Both sNP-S and sP-S rats were able to discriminate between the novel and the familiar object. sP-A rats, but not sNP-A rats, apparently lost this capacity to discriminate; this difference, however, is difficult to interpret because of the large differences in the respective responses to the novel object.

Previous studies (Kim et al. 1997) have shown that developmental alcohol exposure did not affect object-recognition performance; whereas, it produced deficits in the water maze task. According to these authors, the mechanisms underlying spatial cognitive abilities seem to be more vulnerable to the teratogenic effects of prenatal alcohol exposure than those underlying object-recognition abilities.

The between-lines differences in alcohol-related injuries observed in the present experiment raise the question whether different stress experiences in rats of the two lines could have influenced the sensitivity to harmful alcohol effects. For example, sNP rats forced to drink alcohol may have experienced greater stress than sP rats, and this may have contributed to the differences in alcohol effects.

Because multiple neurotransmitter systems modulate the behavioral endpoints affected by perinatal alcohol exposure (ultrasonic emission and novel object exploration), experiments are in progress to explore the neurochemical mechanisms underlying these behavioral changes.

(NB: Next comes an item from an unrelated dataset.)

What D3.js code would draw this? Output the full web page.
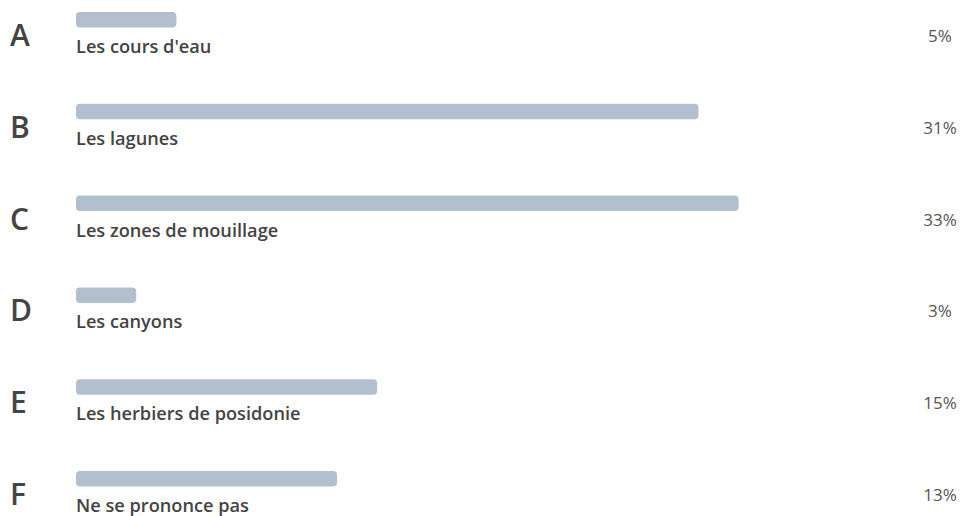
<!DOCTYPE html>
<html><head><meta charset="utf-8">
<script src="https://cdn.jsdelivr.net/npm/d3@7"></script>
<style>html,body{margin:0;padding:0;background:#fff;}svg{display:block;}</style>
</head><body>
<svg id="chart" width="963" height="516"></svg>
<script>
const letters = ["A","B","C","D","E","F"];
const labels = ["Les cours d'eau","Les lagunes","Les zones de mouillage","Les canyons","Les herbiers de posidonie","Ne se prononce pas"];
const values = [5,31,33,3,15,13];

const svg = d3.select("#chart");
const x = d3.scaleLinear().domain([0, 44]).range([76, 76 + 44*20.08]);
const y = d3.scaleBand().domain(letters).range([12, 12 + 6*91.8]).paddingInner(0).paddingOuter(0);

const row = svg.selectAll("g.row").data(letters).join("g").attr("class","row")
  .attr("transform", d => `translate(0,${y(d)})`);

row.append("rect")
  .attr("x", x(0)).attr("y", 0)
  .attr("width", (d,i) => x(values[i]) - x(0))
  .attr("height", 15.5).attr("rx", 4).attr("ry", 4)
  .attr("fill", "#b2bfcf");

row.append("text")
  .attr("x", 10).attr("y", 34)
  .attr("font-family", "'Open Sans', sans-serif").attr("font-weight", 600)
  .attr("font-size", 30).attr("fill", "#444")
  .text(d => d);

row.append("text")
  .attr("x", 76).attr("y", 41)
  .attr("font-family", "'Open Sans', sans-serif").attr("font-weight", 600)
  .attr("font-size", 18.2).attr("fill", "#444")
  .text((d,i) => labels[i]);

row.append("text")
  .attr("x", 940).attr("y", 30).attr("text-anchor", "middle")
  .attr("font-family", "'Open Sans', sans-serif").attr("font-weight", 400)
  .attr("font-size", 17).attr("fill", "#555")
  .text((d,i) => values[i] + "%");
</script>
</body></html>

As far as DA is concerned, the present results indicate that the basal levels of DA and its major metabolite HVA were significantly higher in the NAC of sP rats as compared with the sNP animals. These differences are present in both alcohol- and sucrose-treated animals.

Previous findings have revealed that differences between rat lines used in the present experiments and other genetically selected for alcohol preference or avoidance (Indiana lines) concern the dopaminergic system. In fact, although Indiana alcohol-preferring rats exhibit lower DA concentrations in the NAC as well as in other forebrain areas when compared with those found in Indiana nonpreferring animals (Murphy et al. 1982), no differences in DA levels have been observed between sP and sNP rats (Devoto et al. 1998).

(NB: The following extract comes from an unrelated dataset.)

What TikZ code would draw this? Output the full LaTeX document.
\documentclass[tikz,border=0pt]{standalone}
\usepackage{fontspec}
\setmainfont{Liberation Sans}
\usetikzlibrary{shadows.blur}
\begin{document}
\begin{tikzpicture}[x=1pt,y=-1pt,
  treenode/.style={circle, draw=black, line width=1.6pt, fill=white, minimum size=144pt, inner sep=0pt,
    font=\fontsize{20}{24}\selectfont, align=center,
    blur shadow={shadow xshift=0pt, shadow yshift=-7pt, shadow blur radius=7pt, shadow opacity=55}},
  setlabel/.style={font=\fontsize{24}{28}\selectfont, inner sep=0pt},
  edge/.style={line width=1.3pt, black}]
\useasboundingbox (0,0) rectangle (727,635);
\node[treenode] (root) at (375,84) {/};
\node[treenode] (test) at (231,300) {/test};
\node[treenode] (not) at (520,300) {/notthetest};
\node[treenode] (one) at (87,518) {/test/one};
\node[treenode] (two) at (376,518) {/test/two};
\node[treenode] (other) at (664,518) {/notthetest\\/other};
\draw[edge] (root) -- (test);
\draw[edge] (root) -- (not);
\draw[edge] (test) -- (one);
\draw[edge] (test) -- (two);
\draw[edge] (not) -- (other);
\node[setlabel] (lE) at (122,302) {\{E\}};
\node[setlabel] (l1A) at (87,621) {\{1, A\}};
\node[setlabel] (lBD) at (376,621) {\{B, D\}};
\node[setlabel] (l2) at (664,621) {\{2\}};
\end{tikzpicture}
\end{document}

On the other hand, the Indiana preferring as well as sP lines show reduced forebrain densities of D1 (De Montis et al. 1993) and D2 (McBride et al. 1993; Stefanini et al. 1992) receptors. Our present data, showing higher DA levels in the NAC of sP rats with respect to sNP animals could be consistent with these last findings. Indeed, it could be hypothesized that the increased DA extracellular concentrations observed in sP rats could down-regulate D1 and D2 receptors. Furthermore, the present experiments have shown that perinatal acohol exposure did not affect either basal DA levels or the amount of temporal pattern of amphetamine-induced increase in DA and decrease in HVA concentrations in the NAC of both rat lines.

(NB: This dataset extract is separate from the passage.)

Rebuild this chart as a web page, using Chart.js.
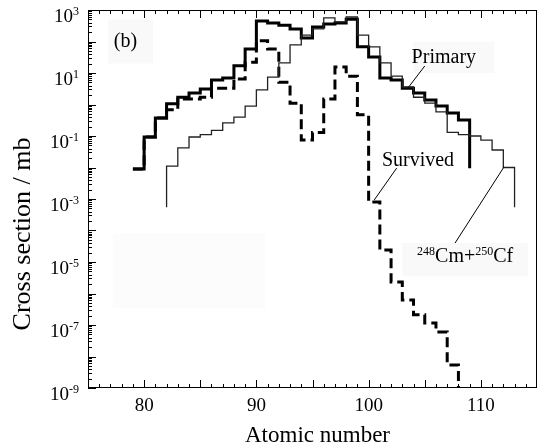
<!DOCTYPE html>
<html>

<head>
    <title>Cross section vs atomic number</title>
    <script src="https://cdn.jsdelivr.net/npm/chart.js"></script>
    <style>
        html,
        body {
            margin: 0;
            padding: 0;
            background: #fff;
        }

        canvas {
            display: block;
        }
    </style>
</head>

<body>
    <canvas id="csChart" width="540" height="444"></canvas>

    <script>
        // atomic number bins (left edge of each bin) and cross sections in mb
        const zPrimary = [79, 80, 81, 82, 83, 84, 85, 86, 87, 88, 89, 90, 91, 92, 93, 94,
            95, 96, 97, 98, 99, 100, 101, 102, 103, 104, 105, 106, 107, 108];
        const primary = [0.009, 0.093, 0.37, 1.05, 1.7, 2.3, 3.1, 6.0, 6.9, 17, 58, 450, 390, 330, 250, 130,
            290, 360, 390, 510, 68, 32, 6.9, 6.0, 3.3, 2.3, 1.4, 0.89, 0.54, 0.32];
        const primaryEnd = 0.0095;

        const zTarget = [82, 83, 84, 85, 86, 87, 88, 89, 90, 91, 92, 93, 94, 95, 96, 97,
            98, 99, 100, 101, 102, 103, 104, 105, 106, 107, 108, 109, 110, 111, 112];
        const target = [0.011, 0.042, 0.093, 0.11, 0.15, 0.26, 0.40, 0.89, 2.9, 7.4, 21, 78, 160, 250, 560, 420,
            600, 160, 68, 21, 7.9, 3.6, 1.7, 1.1, 0.58, 0.13, 0.11, 0.10, 0.074, 0.036, 0.010];
        const targetFloor = 5.5e-4;

        const zSurvived = [79, 80, 81, 82, 83, 84, 85, 86, 87, 88, 89, 90, 91, 92, 93, 94,
            95, 96, 97, 98, 99, 100, 101, 102, 103, 104, 105, 106, 107];
        const survived = [0.009, 0.093, 0.37, 0.68, 1.5, 1.5, 1.7, 3.3, 3.3, 6.5, 22, 105, 58, 5.1, 1.1, 0.074,
            0.13, 1.5, 15.5, 7.9, 0.47, 8e-4, 2.4e-5, 2.3e-6, 6.2e-7, 2.1e-7, 1.15e-7, 6e-8, 5.4e-9];
        const survivedEnd = 1e-10;

        const xLabels = [80, 90, 100, 110];
        const yExponents = [3, 1, -1, -3, -5, -7, -9];

        const serif = '"Liberation Serif", "Times New Roman", serif';

        // histogram outline: each value holds from its bin edge to the next
        function outline(zs, vals, start, end) {
            const pts = [];
            if (start !== null) pts.push({ x: zs[0], y: start });
            zs.forEach((z, i) => pts.push({ x: z, y: vals[i] }));
            pts.push({ x: zs[zs.length - 1] + 1, y: end });
            return pts;
        }

        function drawSup(ctx, parts, x, y, align) {
            // parts: [text, isSup]
            const big = '20px ' + serif, small = '12px ' + serif;
            let w = 0;
            parts.forEach(p => { ctx.font = p[1] ? small : big; w += ctx.measureText(p[0]).width; });
            let cx = align === 'right' ? x - w : align === 'center' ? x - w / 2 : x;
            ctx.textAlign = 'left';
            ctx.textBaseline = 'alphabetic';
            parts.forEach(p => {
                ctx.font = p[1] ? small : big;
                ctx.fillText(p[0], cx, p[1] ? y - 7 : y);
                cx += ctx.measureText(p[0]).width;
            });
        }

        const frame = {
            id: 'frame',
            beforeDatasetsDraw(chart) {
                const { ctx, scales: { x, y } } = chart;
                const box = (x0, y0, x1, y1) => {
                    const l = x.getPixelForValue(x0), r = x.getPixelForValue(x1);
                    const t = y.getPixelForValue(y0), b = y.getPixelForValue(y1);
                    ctx.fillRect(l, t, r - l, b - t);
                };
                ctx.save();
                ctx.fillStyle = '#f9f9f9';
                box(76.8, 500, 80.8, 20);        // (b)
                box(104.0, 100, 111.2, 10);      // Primary
                box(103.0, 4e-5, 114.2, 3.5e-6); // target label
                ctx.fillStyle = '#fcfcfc';
                box(77.2, 8e-5, 90.8, 3.5e-7);
                ctx.restore();
            },
            afterDatasetsDraw(chart) {
                const { ctx, chartArea: a, scales: { x, y } } = chart;
                ctx.save();
                ctx.strokeStyle = '#000';
                ctx.fillStyle = '#000';
                ctx.lineWidth = 1;
                ctx.strokeRect(a.left + 0.5, a.top + 0.5, a.right - a.left - 1, a.bottom - a.top - 1);

                // inward ticks
                ctx.beginPath();
                for (let v = 76; v <= 114; v++) {
                    const px = Math.round(x.getPixelForValue(v)) + 0.5;
                    const len = v % 5 === 0 ? 8 : 4;
                    ctx.moveTo(px, a.bottom); ctx.lineTo(px, a.bottom - len);
                    ctx.moveTo(px, a.top); ctx.lineTo(px, a.top + len);
                }
                for (let e = -9; e < 3; e++) {
                    for (let m = 1; m < 10; m++) {
                        const py = Math.round(y.getPixelForValue(m * Math.pow(10, e))) + 0.5;
                        const len = m === 1 ? 8 : 4;
                        ctx.moveTo(a.left, py); ctx.lineTo(a.left + len, py);
                    }
                }
                ctx.stroke();

                // tick labels
                ctx.font = '19px ' + serif;
                ctx.textAlign = 'center';
                ctx.textBaseline = 'alphabetic';
                xLabels.forEach(v => ctx.fillText(String(v), x.getPixelForValue(v), a.bottom + 23));
                yExponents.forEach(e => {
                    const py = y.getPixelForValue(Math.pow(10, e));
                    ctx.font = '12px ' + serif;
                    const sw = ctx.measureText(String(e)).width;
                    ctx.font = '19px ' + serif;
                    const bw = ctx.measureText('10').width;
                    const right = a.left - 9;
                    ctx.textAlign = 'left';
                    ctx.fillText('10', right - sw - bw, py + 11.5);
                    ctx.font = '12px ' + serif;
                    ctx.fillText(String(e), right - sw, py + 5);
                });

                // axis titles
                ctx.font = '23px ' + serif;
                ctx.textAlign = 'center';
                ctx.fillText('Atomic number', (a.left + a.right) / 2 + 5, a.bottom + 54);
                ctx.save();
                ctx.translate(23, 234);
                ctx.rotate(-Math.PI / 2);
                ctx.font = '26px ' + serif;
                ctx.textBaseline = 'middle';
                ctx.fillText('Cross section / mb', 0, 0);
                ctx.restore();

                // labels and pointer lines
                const P = (zx, v) => [x.getPixelForValue(zx), y.getPixelForValue(v)];
                drawSup(ctx, [['(b)', false]], ...P(78.34, 67), 'center');
                drawSup(ctx, [['Primary', false]], ...P(106.7, 20.7), 'center');
                drawSup(ctx, [['Survived', false]], ...P(104.4, 0.0112), 'center');
                drawSup(ctx, [['248', true], ['Cm+', false], ['250', true], ['Cf', false]], ...P(108.6, 1e-5), 'center');

                ctx.beginPath();
                [[105.0, 16.7, 103.5, 3.34], [102.5, 9.6e-3, 100.5, 9.3e-4], [107.7, 4.0e-5, 112.06, 0.0104]]
                    .forEach(l => {
                        ctx.moveTo(...P(l[0], l[1]));
                        ctx.lineTo(...P(l[2], l[3]));
                    });
                ctx.stroke();
                ctx.restore();
            }
        };

        new Chart(document.getElementById('csChart'), {
            type: 'line',
            data: {
                datasets: [{
                    label: '248Cm+250Cf',
                    data: outline(zTarget, target, targetFloor, targetFloor),
                    borderColor: '#222',
                    borderWidth: 1.3
                }, {
                    label: 'Primary',
                    data: outline(zPrimary, primary, null, primaryEnd),
                    borderColor: '#000',
                    borderWidth: 3
                }, {
                    label: 'Survived',
                    data: outline(zSurvived, survived, null, survivedEnd),
                    borderColor: '#000',
                    borderWidth: 3,
                    borderDash: [10, 5]
                }]
            },
            options: {
                responsive: false,
                animation: false,
                layout: { padding: { left: 88, top: 10, right: 3, bottom: 56 } },
                elements: {
                    point: { radius: 0 },
                    line: { stepped: 'before', tension: 0, borderCapStyle: 'butt', borderJoinStyle: 'miter', fill: false }
                },
                datasets: { line: { clip: 0 } },
                plugins: { legend: { display: false }, tooltip: { enabled: false } },
                scales: {
                    x: { type: 'linear', min: 75, max: 115, display: false },
                    y: { type: 'logarithmic', min: 1e-9, max: 1e3, display: false }
                }
            },
            plugins: [frame]
        });
    </script>
</body>

</html>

In this regard, the majority of studies (see Maier et al. 1996 for references) examining the effects of developmental exposure to alcohol on neurotransmitter levels have furnished results that are divergent (increase, decrease, or no change). In fact, it has been shown that a binge-like alcohol exposure throughout gestation reduced the content of DA in the entire fetal brain (Maier et al. 1996). Moreover, adult rats prenatally exposed to alcohol showed no changes in baseline DA levels and an increased DA release (NAC and striatum) in response to a challenge dose of alcohol (Blanchard et al. 1993). In addition, prenatal alcohol treatment significantly reduced the number of spontaneously active DA neurons in the substantia nigra and ventral tegmental area in 3- and 5-month-old male offspring (Shen et al. 1999). However, the comparison of the present data with those reported in the literature should take into account several factors, including the period of the developmental exposure, alcohol administration paradigm, the dose, the dietary factors, the time of postnatal assessment, and testing procedures.

In sum, the present findings, showing a selective differential sensitivity of sP and sNP lines to developmental low alcohol exposure, suggest that genetic factors may confer specific susceptibility to ARNDs. Furthermore, ad-hoc experiments are needed to assess whether or not these factors are the same as those responsible for differences in alcohol preference.